Po pierwsze, jak rodzic sam nie wrzuci, to już szansa maleje,
Po drugie, można próbować uświadamiać dzieci w szkole, zamiast uczyć ich kiedy papież miał bierzmowanie.
Oczywiście nie wyeliminujesz takiego wypływu do zera, ale zmniejszysz niekontrolowany wypływ zdjęć dzieci do sieci. Wiadomo, że są rodzice, którzy muszą codziennie pochwalić się jak to ich maleństwo właśnie siadło na nocniczek, jak pięknie bawi się w piasku - przecież inne dzieci tego nie robią, tylko ich własne.
Jak są na wakacjach to muszą codziennie wrzucić po kilkanaście fotek, jak się świetnie bawią. Co samo w sobie jest kretyństwem, bo wszyscy wiedzą, że cię w domu nie ma.
Przez ostatnie lata "przymus atencji" u niektórych wyskoczył poza skalę. Patrząc na takich ludzi zastanawiam się jak poprzednie pokolenia potrafiły dorosnąć i przetrwać bez afiszowania się swoim życiem prywatnym całemu światu.
Zdjęcia pokazywało się rodzinie, znajomym - jak się je wywołało.
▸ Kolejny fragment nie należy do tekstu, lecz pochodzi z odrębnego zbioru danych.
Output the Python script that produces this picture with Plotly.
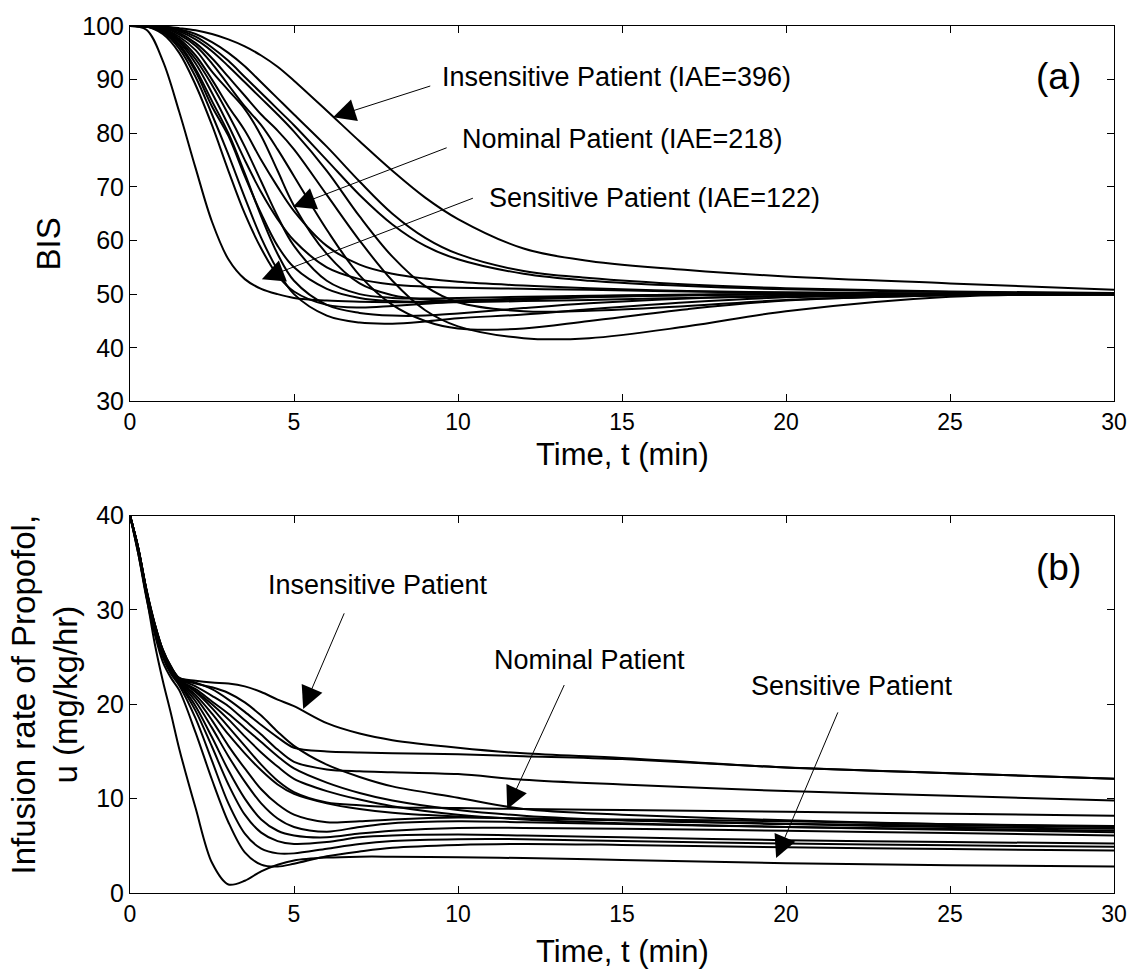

I tyle - reszta świata żyła w nieświadomości, że byliśmy na wakacjach, albo, że zjedliśmy obiad w restauracji.
Teraz nadal tak można żyć. Nie robić zdjęć sushi i drinków. Można zdjęcia z wakacji udostępnić tylko rodzinie, znajomym - szansa, że ktoś to puści dalej oczywiście istnieje, ale na pewno szansa, że takie zdjęcia z wakacji zobaczą jakieś obce osoby jest mniejsza niż, kiedy udostępni się swoje życie publicznie na fejsie czy instagramie. A sporo osób tak robi - dlaczego? Z nieświadomości, że można inaczej, czy z chęci pokazania jakim to się nie jest zajebistym małżeństwem i rodziną i na co nas stać.
Może ja za stary jestem, ale to, co robię prywatnie, jest prywatne. To, co robię "publicznie" (jakieś np. zawody, imprezy plenerowe) jest publiczne i mam świadomość, że moja twarz może pojawić się w przestrzeni publicznej.